# INPUT ROWS
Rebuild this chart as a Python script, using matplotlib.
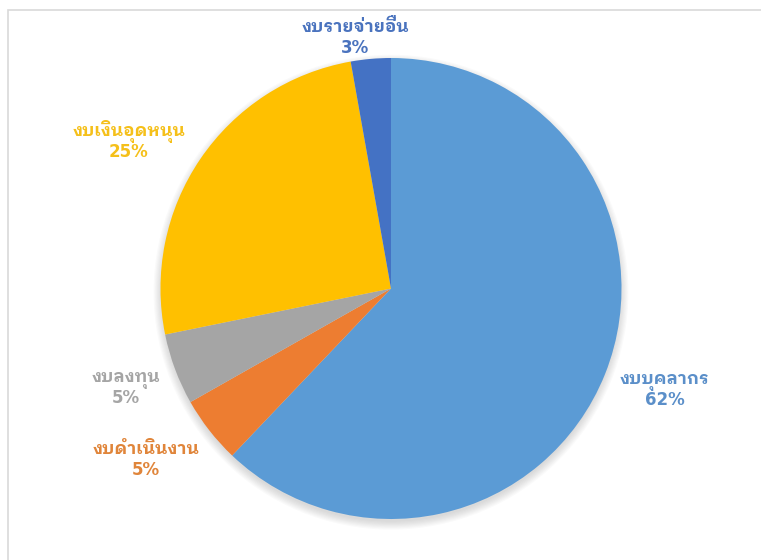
import matplotlib
matplotlib.use("Agg")
import matplotlib.pyplot as plt
from matplotlib.patches import Circle, Rectangle

plt.rcParams['font.family'] = ['IBM Plex Sans Thai Looped', 'DejaVu Sans']

# ข้อมูล (ตามเข็มนาฬิกาจากด้านบน)
labels = ['งบบุคลากร', 'งบดำเนินงาน', 'งบลงทุน', 'งบเงินอุดหนุน', 'งบรายจ่ายอื่น']
values = [62.1, 4.7, 5.0, 25.4, 2.8]
colors = ['#5B9BD5', '#ED7D31', '#A5A5A5', '#FFC000', '#4472C4']
text_colors = ['#5B8FC9', '#E0853A', '#A5A5A5', '#F5C01A', '#4A73BE']
# ตำแหน่งป้าย: x กลาง, baseline บรรทัดชื่อ (พิกเซล จากมุมซ้ายบน)
label_px = [(665, 384), (146, 454), (126, 382), (129, 136), (355, 32)]

W, H = 761, 560
cx, cy, R = 391, 288.5, 230.5

fig = plt.figure(figsize=(W / 100, H / 100), dpi=100)

# กรอบบาง ๆ
fig.patches.append(Rectangle((8 / W, -0.1), 1.2, 1 - 10 / H + 0.1,
                             transform=fig.transFigure, fill=False,
                             edgecolor='#D9D9D9', linewidth=1.2))

ax = fig.add_axes([(cx - R) / W, (H - cy - R) / H, 2 * R / W, 2 * R / H])

# เงาใต้วงกลม
for k in range(8):
    ax.add_patch(Circle((0.0, -0.016), 0.995 + k * 0.005, color='#808080',
                        alpha=0.04, linewidth=0, zorder=0, clip_on=False))

wedges, _ = ax.pie(values, colors=colors, startangle=90, counterclock=False,
                   radius=1, wedgeprops=dict(linewidth=0))
for w in wedges:
    w.set_zorder(2)

ax.set_xlim(-1, 1)
ax.set_ylim(-1, 1)
ax.set_aspect('equal')
ax.axis('off')

for lab, v, c, (x, y) in zip(labels, values, text_colors, label_px):
    fig.text(x / W, 1 - y / H, lab, ha='center', va='baseline',
             color=c, fontsize=12.5, fontweight='bold')
    fig.text(x / W, 1 - (y + 21) / H, f'{round(v)}%', ha='center', va='baseline',
             color=c, fontsize=12, fontweight='bold', family='DejaVu Sans')

fig.savefig('out.png', dpi=100)
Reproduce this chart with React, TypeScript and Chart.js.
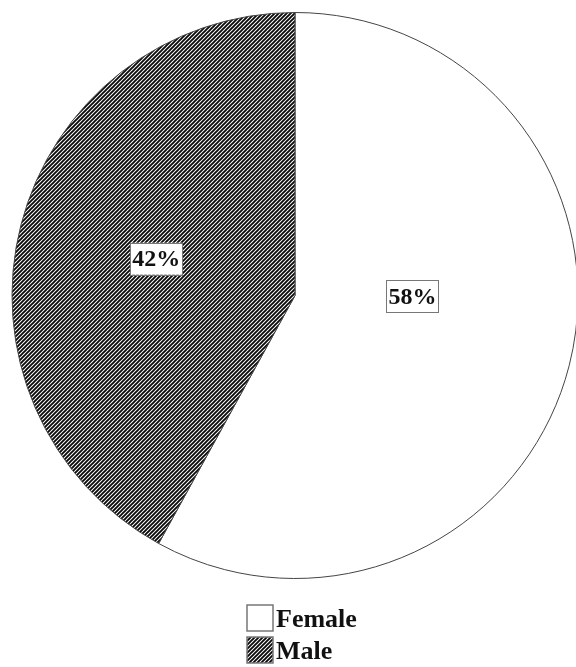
import React, { useEffect, useRef } from "react";
import { Chart, registerables } from "chart.js";

Chart.register(...registerables);

const categories = ["Female", "Male"];
const shares = [58, 42];
const percentLabels = ["58%", "42%"];

function makeHatch(): CanvasPattern | string {
  const s = 4;
  const c = document.createElement("canvas");
  c.width = s;
  c.height = s;
  const g = c.getContext("2d");
  if (!g) return "#333";
  g.fillStyle = "#ffffff";
  g.fillRect(0, 0, s, s);
  g.strokeStyle = "#0a0a0a";
  g.lineWidth = 1.9;
  g.beginPath();
  g.moveTo(-1, s + 1);
  g.lineTo(s + 1, -1);
  g.moveTo(-1, 1);
  g.lineTo(1, -1);
  g.moveTo(s - 1, s + 1);
  g.lineTo(s + 1, s - 1);
  g.stroke();
  return g.createPattern(c, "repeat") || "#333";
}

const labelPlugin = {
  id: "pctLabels",
  afterDatasetsDraw(chart: any) {
    const ctx = chart.ctx;
    const meta = chart.getDatasetMeta(0);
    const offsets = [
      [0.415, 0.003],
      [-0.49, -0.13],
    ];
    ctx.save();
    ctx.font = "bold 24px 'Liberation Serif', serif";
    ctx.textAlign = "center";
    ctx.textBaseline = "middle";
    meta.data.forEach((arc: any, i: number) => {
      const { x, y, outerRadius } = arc.getProps(["x", "y", "outerRadius"], true);
      const cx = x + offsets[i][0] * outerRadius;
      const cy = y + offsets[i][1] * outerRadius;
      const txt = percentLabels[i];
      const w = ctx.measureText(txt).width + 4;
      const h = 32;
      ctx.fillStyle = "#ffffff";
      ctx.fillRect(cx - w / 2, cy - h / 2, w, h);
      ctx.strokeStyle = "#777777";
      ctx.lineWidth = 1;
      ctx.strokeRect(Math.round(cx - w / 2) + 0.5, Math.round(cy - h / 2) + 0.5, Math.round(w), h);
      ctx.fillStyle = "#111111";
      ctx.fillText(txt, cx, cy + 1);
    });
    ctx.restore();
  },
};

const legendPlugin = {
  id: "stackLegend",
  afterDraw(chart: any) {
    const ctx = chart.ctx;
    const bg = chart.data.datasets[0].backgroundColor;
    const boxX = 247;
    const startY = 605;
    const box = 26;
    const gap = 6;
    ctx.save();
    ctx.font = "bold 26px 'Liberation Serif', serif";
    ctx.textBaseline = "alphabetic";
    ctx.textAlign = "left";
    chart.data.labels.forEach((lab: string, i: number) => {
      const y = startY + i * (box + gap);
      ctx.fillStyle = bg[i];
      ctx.fillRect(boxX, y, box, box);
      ctx.strokeStyle = "#777777";
      ctx.lineWidth = 1.5;
      ctx.strokeRect(boxX, y, box, box);
      ctx.fillStyle = "#111111";
      ctx.fillText(lab, boxX + box + 3, y + 22);
    });
    ctx.restore();
  },
};

export default function App() {
  const ref = useRef<HTMLCanvasElement | null>(null);
  useEffect(() => {
    if (!ref.current) return;
    const hatch = makeHatch();
    const chart = new Chart(ref.current, {
      type: "pie",
      data: {
        labels: categories,
        datasets: [
          {
            data: shares,
            backgroundColor: ["#ffffff", hatch as any],
            borderColor: "#444444",
            borderWidth: 1,
          },
        ],
      },
      options: {
        responsive: false,
        animation: false,
        layout: { padding: { top: 12, bottom: 88, left: 0, right: 0 } },
        plugins: {
          legend: { display: false },
          tooltip: { enabled: false },
        },
      },
      plugins: [labelPlugin, legendPlugin],
    });
    return () => chart.destroy();
  }, []);
  return (
    <div
      style={{
        position: "absolute",
        left: 0,
        top: 0,
        width: 576,
        height: 667,
        overflow: "hidden",
        background: "#ffffff",
      }}
    >
      <canvas ref={ref} width={590} height={667} style={{ width: 590, height: 667 }} />
    </div>
  );
}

# TASK TO CARRY OUT
Leave out the pictures, and give all the records again exactly.

# ANSWER TO THIS PROBLEM
Rebuild this chart as a Python script, using matplotlib.
import matplotlib
matplotlib.use("Agg")
import matplotlib.pyplot as plt
from matplotlib.patches import Circle, Rectangle

plt.rcParams['font.family'] = ['IBM Plex Sans Thai Looped', 'DejaVu Sans']

# ข้อมูล (ตามเข็มนาฬิกาจากด้านบน)
labels = ['งบบุคลากร', 'งบดำเนินงาน', 'งบลงทุน', 'งบเงินอุดหนุน', 'งบรายจ่ายอื่น']
values = [62.1, 4.7, 5.0, 25.4, 2.8]
colors = ['#5B9BD5', '#ED7D31', '#A5A5A5', '#FFC000', '#4472C4']
text_colors = ['#5B8FC9', '#E0853A', '#A5A5A5', '#F5C01A', '#4A73BE']
# ตำแหน่งป้าย: x กลาง, baseline บรรทัดชื่อ (พิกเซล จากมุมซ้ายบน)
label_px = [(665, 384), (146, 454), (126, 382), (129, 136), (355, 32)]

W, H = 761, 560
cx, cy, R = 391, 288.5, 230.5

fig = plt.figure(figsize=(W / 100, H / 100), dpi=100)

# กรอบบาง ๆ
fig.patches.append(Rectangle((8 / W, -0.1), 1.2, 1 - 10 / H + 0.1,
                             transform=fig.transFigure, fill=False,
                             edgecolor='#D9D9D9', linewidth=1.2))

ax = fig.add_axes([(cx - R) / W, (H - cy - R) / H, 2 * R / W, 2 * R / H])

# เงาใต้วงกลม
for k in range(8):
    ax.add_patch(Circle((0.0, -0.016), 0.995 + k * 0.005, color='#808080',
                        alpha=0.04, linewidth=0, zorder=0, clip_on=False))

wedges, _ = ax.pie(values, colors=colors, startangle=90, counterclock=False,
                   radius=1, wedgeprops=dict(linewidth=0))
for w in wedges:
    w.set_zorder(2)

ax.set_xlim(-1, 1)
ax.set_ylim(-1, 1)
ax.set_aspect('equal')
ax.axis('off')

for lab, v, c, (x, y) in zip(labels, values, text_colors, label_px):
    fig.text(x / W, 1 - y / H, lab, ha='center', va='baseline',
             color=c, fontsize=12.5, fontweight='bold')
    fig.text(x / W, 1 - (y + 21) / H, f'{round(v)}%', ha='center', va='baseline',
             color=c, fontsize=12, fontweight='bold', family='DejaVu Sans')

fig.savefig('out.png', dpi=100)
Reproduce this chart with React, TypeScript and Chart.js.
import React, { useEffect, useRef } from "react";
import { Chart, registerables } from "chart.js";

Chart.register(...registerables);

const categories = ["Female", "Male"];
const shares = [58, 42];
const percentLabels = ["58%", "42%"];

function makeHatch(): CanvasPattern | string {
  const s = 4;
  const c = document.createElement("canvas");
  c.width = s;
  c.height = s;
  const g = c.getContext("2d");
  if (!g) return "#333";
  g.fillStyle = "#ffffff";
  g.fillRect(0, 0, s, s);
  g.strokeStyle = "#0a0a0a";
  g.lineWidth = 1.9;
  g.beginPath();
  g.moveTo(-1, s + 1);
  g.lineTo(s + 1, -1);
  g.moveTo(-1, 1);
  g.lineTo(1, -1);
  g.moveTo(s - 1, s + 1);
  g.lineTo(s + 1, s - 1);
  g.stroke();
  return g.createPattern(c, "repeat") || "#333";
}

const labelPlugin = {
  id: "pctLabels",
  afterDatasetsDraw(chart: any) {
    const ctx = chart.ctx;
    const meta = chart.getDatasetMeta(0);
    const offsets = [
      [0.415, 0.003],
      [-0.49, -0.13],
    ];
    ctx.save();
    ctx.font = "bold 24px 'Liberation Serif', serif";
    ctx.textAlign = "center";
    ctx.textBaseline = "middle";
    meta.data.forEach((arc: any, i: number) => {
      const { x, y, outerRadius } = arc.getProps(["x", "y", "outerRadius"], true);
      const cx = x + offsets[i][0] * outerRadius;
      const cy = y + offsets[i][1] * outerRadius;
      const txt = percentLabels[i];
      const w = ctx.measureText(txt).width + 4;
      const h = 32;
      ctx.fillStyle = "#ffffff";
      ctx.fillRect(cx - w / 2, cy - h / 2, w, h);
      ctx.strokeStyle = "#777777";
      ctx.lineWidth = 1;
      ctx.strokeRect(Math.round(cx - w / 2) + 0.5, Math.round(cy - h / 2) + 0.5, Math.round(w), h);
      ctx.fillStyle = "#111111";
      ctx.fillText(txt, cx, cy + 1);
    });
    ctx.restore();
  },
};

const legendPlugin = {
  id: "stackLegend",
  afterDraw(chart: any) {
    const ctx = chart.ctx;
    const bg = chart.data.datasets[0].backgroundColor;
    const boxX = 247;
    const startY = 605;
    const box = 26;
    const gap = 6;
    ctx.save();
    ctx.font = "bold 26px 'Liberation Serif', serif";
    ctx.textBaseline = "alphabetic";
    ctx.textAlign = "left";
    chart.data.labels.forEach((lab: string, i: number) => {
      const y = startY + i * (box + gap);
      ctx.fillStyle = bg[i];
      ctx.fillRect(boxX, y, box, box);
      ctx.strokeStyle = "#777777";
      ctx.lineWidth = 1.5;
      ctx.strokeRect(boxX, y, box, box);
      ctx.fillStyle = "#111111";
      ctx.fillText(lab, boxX + box + 3, y + 22);
    });
    ctx.restore();
  },
};

export default function App() {
  const ref = useRef<HTMLCanvasElement | null>(null);
  useEffect(() => {
    if (!ref.current) return;
    const hatch = makeHatch();
    const chart = new Chart(ref.current, {
      type: "pie",
      data: {
        labels: categories,
        datasets: [
          {
            data: shares,
            backgroundColor: ["#ffffff", hatch as any],
            borderColor: "#444444",
            borderWidth: 1,
          },
        ],
      },
      options: {
        responsive: false,
        animation: false,
        layout: { padding: { top: 12, bottom: 88, left: 0, right: 0 } },
        plugins: {
          legend: { display: false },
          tooltip: { enabled: false },
        },
      },
      plugins: [labelPlugin, legendPlugin],
    });
    return () => chart.destroy();
  }, []);
  return (
    <div
      style={{
        position: "absolute",
        left: 0,
        top: 0,
        width: 576,
        height: 667,
        overflow: "hidden",
        background: "#ffffff",
      }}
    >
      <canvas ref={ref} width={590} height={667} style={{ width: 590, height: 667 }} />
    </div>
  );
}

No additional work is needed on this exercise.